SD: The music scene was awesome, much better than now. Music came on records, of course, but the big thing was bootleg. We used to listen to terrible recordings, I don’t know how people made it. There was top 40, you know, Monkees or Beatles. There was no rock radio. Everything big was underground. I didn’t hear my first Zeppelin or Hendrix on the radio. I heard it on the underground. People would get together and rent just a few hours of time on an off-band radio station.

RG: Dave Matthews was still a college or frat band when I was in school; we heard lots of bands like that live at college mixers. We also had a lot of acoustic acts come to campus and play small shows.

4 ) Technology at School

SD: The first HP 35 was released in 1972. It had no programmable steps. It was mostly used by university engineering students.
Q: Did it have any graphing functions?
A: [laughs] No, no, no. It had a single line of characters but could represent exponents.
Q: How much did it cost?
A: About $300.
Q: Give me an example of something you might have bought for $300 at that time.
A: A car.
Q: What kind of car?
A: I don’t know. A 10- or 15-year-old sedan. Maybe a ’57 Chevy.

RG: I was a physics major, so I used a lot more equipment than most people probably did. I did a senior thesis on a computational physics problem, so I had a computer scrolling green numbers up a black screen in my dorm room; my friends used to come in and gawk at it and walk away shaking their heads.

5 ) Free Time

SD: Cards, dice, sports.
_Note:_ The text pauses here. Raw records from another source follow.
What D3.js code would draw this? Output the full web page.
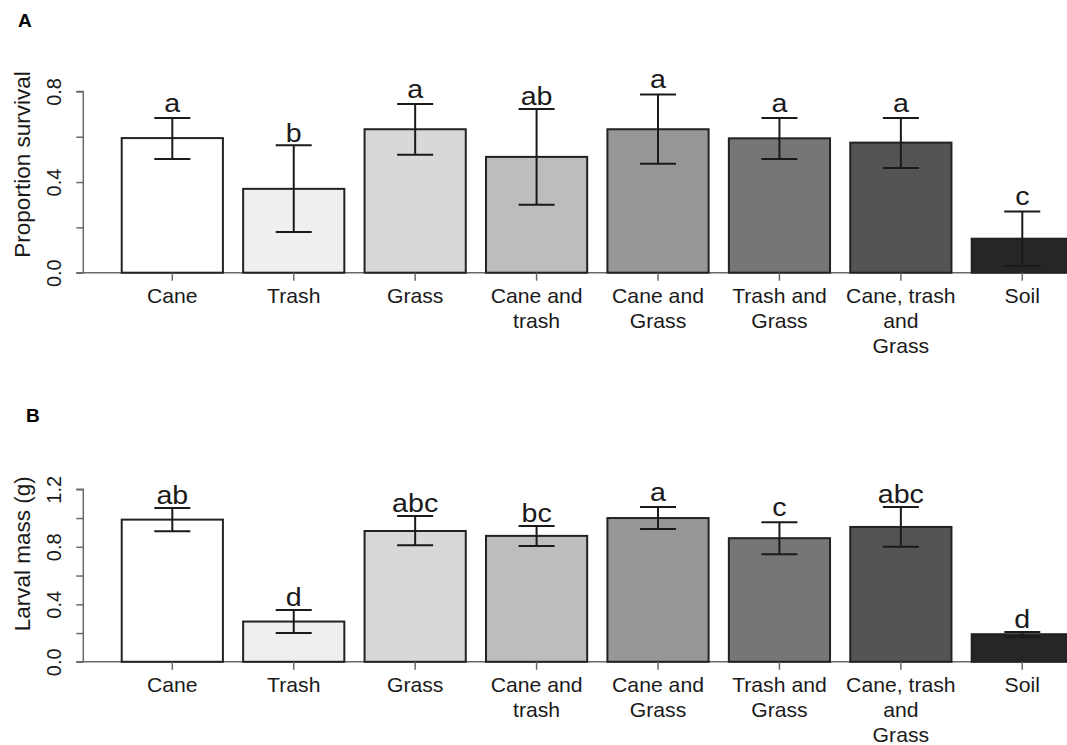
<!DOCTYPE html>
<html><head><meta charset="utf-8">
<script src="https://cdn.jsdelivr.net/npm/d3@7"></script>
<style>body{margin:0;background:#fff}svg{display:block}text{font-family:"Liberation Sans",Arial,sans-serif;fill:#1a1a1a}</style>
</head><body><svg id="c" width="1067" height="745"></svg>
<script>
const categories = ["Cane","Trash","Grass","Cane and\ntrash","Cane and\nGrass","Trash and\nGrass","Cane, trash\nand\nGrass","Soil"];
const barColors = ["#ffffff","#efefef","#d8d8d8","#bdbdbd","#979797","#767676","#545454","#262626"];

const survivalMean  = [0.594, 0.37, 0.633, 0.511, 0.633, 0.593, 0.574, 0.15];
const survivalUpper = [0.683, 0.562, 0.744, 0.722, 0.786, 0.683, 0.683, 0.27];
const survivalLower = [0.502, 0.18, 0.521, 0.30, 0.481, 0.502, 0.462, 0.03];
const survivalLetters = ["a","b","a","ab","a","a","a","c"];
const survivalTicks = [0, 0.2, 0.4, 0.6, 0.8];
const survivalTickLabels = ["0.0","","0.4","","0.8"];

const massMean  = [0.989, 0.28, 0.91, 0.876, 1.0, 0.86, 0.938, 0.192];
const massUpper = [1.07, 0.361, 1.015, 0.945, 1.077, 0.97, 1.077, 0.208];
const massLower = [0.908, 0.20, 0.81, 0.806, 0.924, 0.748, 0.80, 0.174];
const massLetters = ["ab","d","abc","bc","a","c","abc","d"];
const massTicks = [0, 0.2, 0.4, 0.6, 0.8, 1.0, 1.2];
const massTickLabels = ["0.0","","0.4","","0.8","","1.2"];

const svg = d3.select("#c");
const axisX = 83.3;
const x = d3.scaleBand().domain(categories).range([111.6, 1083.0]).paddingInner(1/6).paddingOuter(1/12);

function panel(opt) {
  const g = svg.append("g");
  const y = d3.scaleLinear().domain(opt.domain).range(opt.range);
  g.append("text").attr("x", opt.tagX).attr("y", opt.tagY).text(opt.tag)
    .style("font-weight","bold").style("font-size","19px").style("fill","#000");
  g.append("line").attr("x1", axisX).attr("x2", 1067).attr("y1", y(0)).attr("y2", y(0))
    .attr("stroke", "#6a6a6a").attr("stroke-width", 1.5);
  const ya = d3.axisLeft(y).tickValues(opt.ticks).tickSize(7).tickFormat((d,i)=>opt.tickLabels[i]);
  const ag = g.append("g").attr("transform", `translate(${axisX},0)`).call(ya);
  ag.select(".domain").attr("stroke","#6a6a6a").attr("stroke-width",1.5).attr("d", `M-7,${y(opt.domain[0])}H0V${y(opt.domain[1])}H-7`);
  ag.selectAll(".tick line").attr("stroke","#6a6a6a").attr("stroke-width",1.5);
  ag.selectAll(".tick text").attr("x", null).attr("dy", null)
    .attr("transform", "translate(-22,0) rotate(-90)")
    .attr("text-anchor","middle").attr("y", 0)
    .style("font-size","20px").style("font-family",'"Liberation Sans",Arial,sans-serif').style("fill","#1a1a1a");
  g.append("text").attr("transform", `translate(30,${opt.titleY}) rotate(-90)`).attr("text-anchor","middle")
    .style("font-size","22.5px").text(opt.title);
  g.selectAll("rect.bar").data(categories).join("rect").attr("class","bar")
    .attr("x", d=>x(d)).attr("width", x.bandwidth())
    .attr("y", (d,i)=>y(opt.mean[i])).attr("height", (d,i)=>y(0)-y(opt.mean[i]))
    .attr("fill", (d,i)=>barColors[i]).attr("stroke","#222").attr("stroke-width",2);
  g.selectAll("line.xt").data(categories).join("line").attr("class","xt")
    .attr("x1", d=>x(d)+x.bandwidth()/2).attr("x2", d=>x(d)+x.bandwidth()/2)
    .attr("y1", y(0)).attr("y2", y(0)+8).attr("stroke","#6a6a6a").attr("stroke-width",1.5);
  const lab = g.selectAll("text.xl").data(categories).join("text").attr("class","xl")
    .attr("text-anchor","middle").style("font-size","20px")
    .attr("transform", d=>`translate(${x(d)+x.bandwidth()/2},${y(0)+30.2}) scale(1.06,1)`);
  lab.each(function(d){
    const t = d3.select(this);
    d.split("\n").forEach((s,k)=>t.append("tspan").attr("x",0).attr("y",k*25).text(s));
  });
  const cap = 18;
  categories.forEach((c,i)=>{
    const cx = x(c)+x.bandwidth()/2;
    const e = g.append("g").attr("stroke","#1a1a1a").attr("stroke-width",2);
    e.append("line").attr("x1",cx).attr("x2",cx).attr("y1",y(opt.lower[i])).attr("y2",y(opt.upper[i]));
    e.append("line").attr("x1",cx-cap).attr("x2",cx+cap).attr("y1",y(opt.upper[i])).attr("y2",y(opt.upper[i]));
    e.append("line").attr("x1",cx-cap).attr("x2",cx+cap).attr("y1",y(opt.lower[i])).attr("y2",y(opt.lower[i]));
    const tall = /[bdfhklt]/.test(opt.letters[i]);
    const by = y(opt.upper[i]) - (tall ? 3.6 : 6.4);
    g.append("text").attr("text-anchor","middle")
      .attr("transform",`translate(${cx},${by}) scale(1.1,1)`)
      .style("font-size","26px").text(opt.letters[i]);
  });
}

panel({tag:"A", tagX:18, tagY:26.7, domain:[0,0.8], range:[272.7,91.4], ticks:survivalTicks, tickLabels:survivalTickLabels,
  title:"Proportion survival", titleY:164.5, mean:survivalMean, upper:survivalUpper, lower:survivalLower, letters:survivalLetters});
panel({tag:"B", tagX:26, tagY:421.7, domain:[0,1.2], range:[661.8,489.3], ticks:massTicks, tickLabels:massTickLabels,
  title:"Larval mass (g)", titleY:553.8, mean:massMean, upper:massUpper, lower:massLower, letters:massLetters});
</script></body></html>
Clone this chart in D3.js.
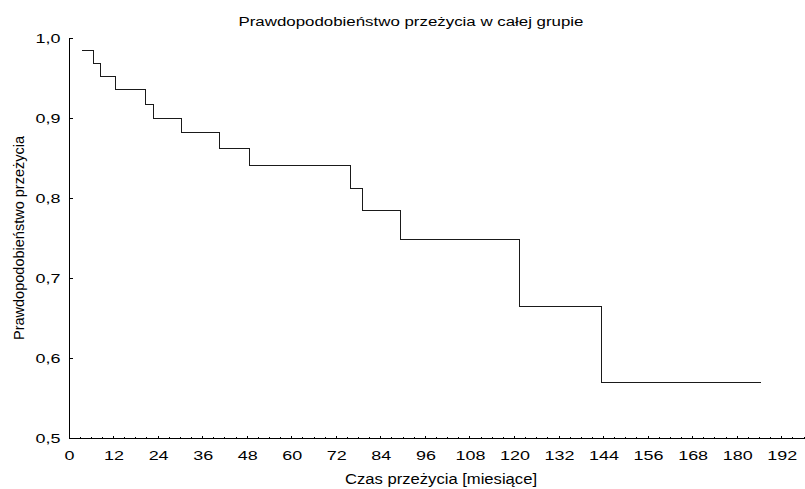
<!DOCTYPE html>
<html>
<head>
<meta charset="utf-8">
<script src="https://cdn.jsdelivr.net/npm/d3@7"></script>
<style>
  html, body { margin: 0; padding: 0; background: #fff; }
  svg { display: block; }
  text { font-family: "Liberation Sans", Arial, sans-serif; fill: #000; }
</style>
</head>
<body>
<svg id="chart" width="805" height="489"></svg>
<script>
// Kaplan–Meier survival estimate: step start times (months) and survival level after each step
const stepTimes = [3.4, 6.5, 8.5, 12.4, 20.5, 22.8, 30.4, 40.6, 48.5, 75.7, 79.1, 89.3, 121.4, 143.4];
const survival  = [0.985, 0.969, 0.953, 0.936, 0.918, 0.900, 0.882, 0.862, 0.841, 0.813, 0.785, 0.749, 0.665, 0.570];
const lastTime = 186.3;

const xTicks = [0, 12, 24, 36, 48, 60, 72, 84, 96, 108, 120, 132, 144, 156, 168, 180, 192];
const yTicks = [0.5, 0.6, 0.7, 0.8, 0.9, 1.0];

const titleText = "Prawdopodobieństwo przeżycia w całej grupie";
const xLabel = "Czas przeżycia [miesiące]";
const yLabel = "Prawdopodobieństwo przeżycia";

const svg = d3.select("#chart");
const fmt = d => d.toFixed(1).replace(".", ",");

// Text in this figure is set in a horizontally widened face
function widen(sel, factor) {
  sel.each(function () {
    const w = this.getComputedTextLength();
    d3.select(this).attr("textLength", w * factor).attr("lengthAdjust", "spacingAndGlyphs");
  });
}

const x = d3.scaleLinear().domain([0, 198]).range([69, 804]);
const y = d3.scaleLinear().domain([0.5, 1.0]).range([438.5, 38.5]);

// Tick labels via d3 axes (axis domain/ticks drawn separately, pointing inward)
const xAxis = svg.append("g").attr("transform", `translate(0,${y(0.5)})`)
  .call(d3.axisBottom(x).tickValues(xTicks).tickSize(0).tickPadding(12).tickFormat(d3.format("d")));
xAxis.select(".domain").remove();
xAxis.selectAll("text").style("font-size", "13px").attr("fill", "#000").call(widen, 1.38);

const yAxis = svg.append("g").attr("transform", `translate(${x(0)},0)`)
  .call(d3.axisLeft(y).tickValues(yTicks).tickSize(0).tickPadding(8.5).tickFormat(fmt));
yAxis.select(".domain").remove();
yAxis.selectAll("text").style("font-size", "13px").attr("fill", "#000").call(widen, 1.38);

const axisG = svg.append("g").attr("stroke", "#000").attr("stroke-width", 1).attr("shape-rendering", "crispEdges");
axisG.append("line").attr("x1", x(0)).attr("x2", x(198)).attr("y1", y(0.5)).attr("y2", y(0.5));
axisG.append("line").attr("x1", x(0)).attr("x2", x(0)).attr("y1", y(0.5)).attr("y2", y(1.0));

// x ticks every 3 months, longer at labelled values
const minor = d3.range(0, 199, 3);
axisG.selectAll("line.xt").data(minor).join("line").attr("class", "xt")
  .attr("x1", d => x(d)).attr("x2", d => x(d))
  .attr("y1", y(0.5)).attr("y2", d => y(0.5) - (d % 12 === 0 ? 3 : 2));
axisG.selectAll("line.yt").data(yTicks).join("line").attr("class", "yt")
  .attr("x1", x(0)).attr("x2", x(0) + 4)
  .attr("y1", d => y(d)).attr("y2", d => y(d));

// Survival step curve
const pts = stepTimes.map((t, i) => [t, survival[i]]);
pts.push([lastTime, survival[survival.length - 1]]);
const line = d3.line().x(d => x(d[0])).y(d => y(d[1])).curve(d3.curveStepAfter);
svg.append("path").datum(pts)
  .attr("d", line).attr("fill", "none").attr("stroke", "#1a1a1a").attr("stroke-width", 1)
  .attr("shape-rendering", "crispEdges");

// Titles
svg.append("text").attr("x", 411).attr("y", 26).attr("text-anchor", "middle")
  .style("font-size", "12px").attr("textLength", 345).attr("lengthAdjust", "spacingAndGlyphs")
  .text(titleText);
svg.append("text").attr("x", 441).attr("y", 484).attr("text-anchor", "middle")
  .style("font-size", "14px").attr("textLength", 192).attr("lengthAdjust", "spacingAndGlyphs")
  .text(xLabel);
svg.append("text").attr("transform", "translate(23.5,238) rotate(-90)").attr("text-anchor", "middle")
  .style("font-size", "14px").attr("textLength", 204).attr("lengthAdjust", "spacingAndGlyphs")
  .text(yLabel);
</script>
</body>
</html>
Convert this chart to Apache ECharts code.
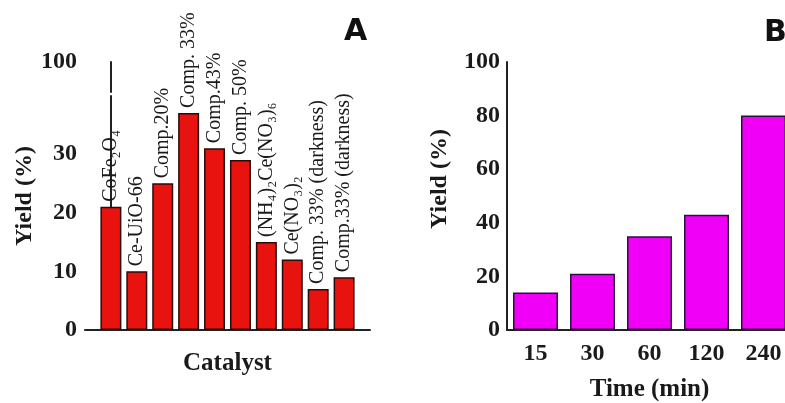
<!DOCTYPE html>
<html>
<head>
<meta charset="utf-8">
<script src="https://cdn.jsdelivr.net/npm/echarts@6/dist/echarts.min.js"></script>
<style>
  html, body { margin: 0; padding: 0; background: #fff; }
  #chart { width: 785px; height: 403px; }
</style>
</head>
<body>
<div id="chart"></div>
<script>
var catalysts = ['CoFe₂O₄', 'Ce-UiO-66', 'Comp.20%', 'Comp. 33%', 'Comp.43%', 'Comp. 50%',
  '(NH₄)₂Ce(NO₃)₆', 'Ce(NO₃)₂', 'Comp. 33% (darkness)', 'Comp.33% (darkness)'];
var yieldA = [21, 10, 25, 37, 31, 29, 15, 12, 7, 9];
var yTicksA = [0, 10, 20, 30, 100];

var times = ['15', '30', '60', '120', '240'];
var yieldB = [14, 21, 35, 43, 80];

var serif = '"Liberation Serif", "Times New Roman", serif';
var ink = '#1a1a1a';

var myChart = echarts.init(document.getElementById('chart'));

var option = {
  backgroundColor: '#fff',
  animation: false,
  graphic: [
    { type: 'text', left: 344, top: 17, style: { text: 'A', font: 'bold 30px "DejaVu Sans"', fill: '#111' } },
    { type: 'text', left: 764, top: 18, style: { text: 'B', font: 'bold 30px "DejaVu Sans"', fill: '#111' } }
  ],
  grid: [
    { left: 85, right: 415, top: 62, bottom: 73, outerBoundsMode: 'none' },
    { left: 507, right: -7, top: 62, bottom: 73, outerBoundsMode: 'none' }
  ],
  xAxis: [
    {
      gridIndex: 0,
      type: 'value',
      min: -1,
      max: 10,
      interval: 1,
      name: 'Catalyst',
      nameLocation: 'middle',
      nameGap: 21,
      nameTextStyle: { fontFamily: serif, fontWeight: 'bold', fontSize: 25, color: ink },
      axisLine: { lineStyle: { color: '#222', width: 2 } },
      axisTick: { show: false },
      axisLabel: { show: false },
      splitLine: { show: false }
    },
    {
      gridIndex: 1,
      type: 'category',
      data: times,
      name: 'Time (min)',
      nameLocation: 'middle',
      nameGap: 47,
      nameTextStyle: { fontFamily: serif, fontWeight: 'bold', fontSize: 25, color: ink },
      axisLine: { lineStyle: { color: '#222', width: 2 } },
      axisTick: { show: false },
      axisLabel: { fontFamily: serif, fontWeight: 'bold', fontSize: 24, color: ink, margin: 12 }
    }
  ],
  yAxis: [
    {
      gridIndex: 0,
      type: 'value',
      min: 0,
      max: 100,
      breaks: [{ start: 40, end: 95, gap: '1.5%' }],
      breakArea: {
        show: true,
        itemStyle: { color: 'rgba(255,255,255,0)', borderColor: 'rgba(0,0,0,0)' }
      },
      name: 'Yield (%)',
      nameLocation: 'middle',
      nameRotate: 90,
      nameGap: 48,
      nameTextStyle: { fontFamily: serif, fontWeight: 'bold', fontSize: 24, color: ink },
      axisLine: { show: true, lineStyle: { color: '#222', width: 2 } },
      axisTick: { show: false },
      splitLine: { show: false },
      axisLabel: {
        fontFamily: serif, fontWeight: 'bold', fontSize: 24, color: ink, margin: 8,
        customValues: yTicksA,
        hideOverlap: false
      }
    },
    {
      gridIndex: 1,
      type: 'value',
      min: 0,
      max: 100,
      interval: 20,
      name: 'Yield (%)',
      nameLocation: 'middle',
      nameRotate: 90,
      nameGap: 55,
      nameTextStyle: { fontFamily: serif, fontWeight: 'bold', fontSize: 24, color: ink, padding: [0, 0, 0, 34] },
      axisLine: { show: true, lineStyle: { color: '#222', width: 2 } },
      axisTick: { show: false },
      splitLine: { show: false },
      axisLabel: { fontFamily: serif, fontWeight: 'bold', fontSize: 24, color: ink, margin: 7 }
    }
  ],
  series: [
    {
      type: 'bar',
      xAxisIndex: 0,
      yAxisIndex: 0,
      barWidth: 21,
      data: yieldA.map(function (v, i) { return [i, v]; }),
      itemStyle: { color: '#e8120f', borderColor: '#2b0a0a', borderWidth: 1.5 },
      label: {
        show: true,
        position: 'top',
        rotate: 90,
        align: 'left',
        verticalAlign: 'middle',
        distance: 5,
        fontFamily: serif,
        fontSize: 20,
        color: ink,
        formatter: function (p) { return catalysts[p.dataIndex]; }
      }
    },
    {
      type: 'bar',
      xAxisIndex: 1,
      yAxisIndex: 1,
      barWidth: 45,
      data: yieldB,
      itemStyle: { color: '#f000f6', borderColor: '#2a1040', borderWidth: 1.5 }
    }
  ]
};

option && myChart.setOption(option);
</script>
</body>
</html>
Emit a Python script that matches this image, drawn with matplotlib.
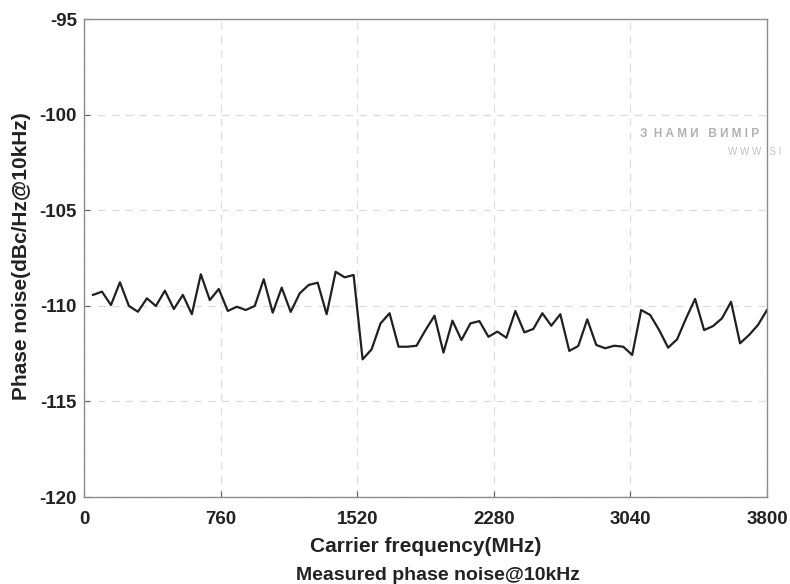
import numpy as np
import matplotlib
matplotlib.use('Agg')
import matplotlib.pyplot as plt

# carrier frequency (MHz) and measured phase noise @10kHz (dBc/Hz)
freq_mhz = list(range(50, 3801, 50))
phase_noise = [
    -109.43, -109.26, -109.96, -108.77, -110.01, -110.31, -109.61, -110.01,
    -109.21, -110.17, -109.43, -110.44, -108.35, -109.70, -109.12, -110.27,
    -110.05, -110.22, -110.01, -108.61, -110.36, -109.05, -110.32, -109.35,
    -108.91, -108.79, -110.44, -108.22, -108.51, -108.39,
    -112.80, -112.28, -110.92, -110.39, -112.14, -112.14, -112.09, -111.27,
    -110.52, -112.45, -110.78, -111.79, -110.92, -110.80, -111.62, -111.35,
    -111.67, -110.27, -111.39, -111.21, -110.39, -111.04, -110.44, -112.36,
    -112.10, -110.71, -112.05, -112.22, -112.09, -112.14, -112.57, -110.22,
    -110.48, -111.27, -112.19, -111.75, -110.65, -109.64, -111.27, -111.06,
    -110.65, -109.79, -111.96, -111.53, -111.00, -110.22,
]
x_ticks = [0, 760, 1520, 2280, 3040, 3800]
y_ticks = [-120, -115, -110, -105, -100, -95]

plt.rcParams['font.family'] = ['Liberation Sans', 'DejaVu Sans']
plt.rcParams['axes.unicode_minus'] = False

fig = plt.figure(figsize=(7.9, 5.84), dpi=100)
ax = fig.add_axes([84/790, 1-497/584, (767-84)/790, (497-19)/584])

ax.plot(freq_mhz, phase_noise, color='#202020', lw=1.6)

ax.set_xlim(0, 3800)
ax.set_ylim(-120, -95)
ax.set_xticks(x_ticks)
ax.set_yticks(y_ticks)
ax.grid(True, ls=(0, (6, 5)), color='#dcdcdc', lw=0.9)
ax.tick_params(direction='in', length=4, color='#606060', labelsize=13.5,
               labelcolor='#222222')
ax.tick_params(axis='x', pad=10)
ax.tick_params(axis='y', pad=5)
for lab in ax.get_xticklabels() + ax.get_yticklabels():
    lab.set_fontweight('bold')
for s in ax.spines.values():
    s.set_color('#8c8c8c')
    s.set_linewidth(1.0)

# axis labels and caption
fig.text(426/790, 1-547/584, 'Carrier frequency(MHz)', fontsize=15, fontweight='bold',
         ha='center', va='center', color='#222222')
fig.text(22/790, 1-256/584, 'Phase noise(dBc/Hz@10kHz)', fontsize=15, fontweight='bold',
         rotation=90, ha='center', va='center', color='#222222')
fig.text(438/790, 1-575/584, 'Measured phase noise@10kHz', fontsize=14, fontweight='bold',
         ha='center', va='center', color='#222222')

# watermark remnant in the corner
fig.text(640/790, 1-134/584, 'З  Н А М И   В И М І Р', fontsize=8.5, color='#b0b0b0',
         fontweight='bold', ha='left', va='center')
fig.text(728/790, 1-152/584, 'W W W . S I', fontsize=7, color='#c0c0c0',
         ha='left', va='center')

fig.savefig('out.png', dpi=100)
And of course board games.
Q: People really played Monopoly?
A: Of course.
One of the things that was pivotal for that time was MTV (it might have been on cable, because that was new) but it was awesome. It would have been part of your conversation or your life in one way or another. At the time, what MTV was, was they just ran videos 24 hours a day with no commercials.

RG: I ran, played music, hiked, and spent a lot of time just hanging around with my friends, talking. We did a lot of talking, and some drinking and dancing.
I’m glad I wasn’t going to school 20 years ago because…

I’m glad I wasn’t going going to school 20 years ago because…

SD: Change. It seemed to us as though the previous generations were all the same, that ours was the first to be different.

RG: As a woman, I am constantly reflecting upon opportunities that I have that were unavailable to women in previous generations. This is particularly true in science; though there are still very few women in the physical sciences, the number is increasing all the time, and there are no fields that are formally closed to women.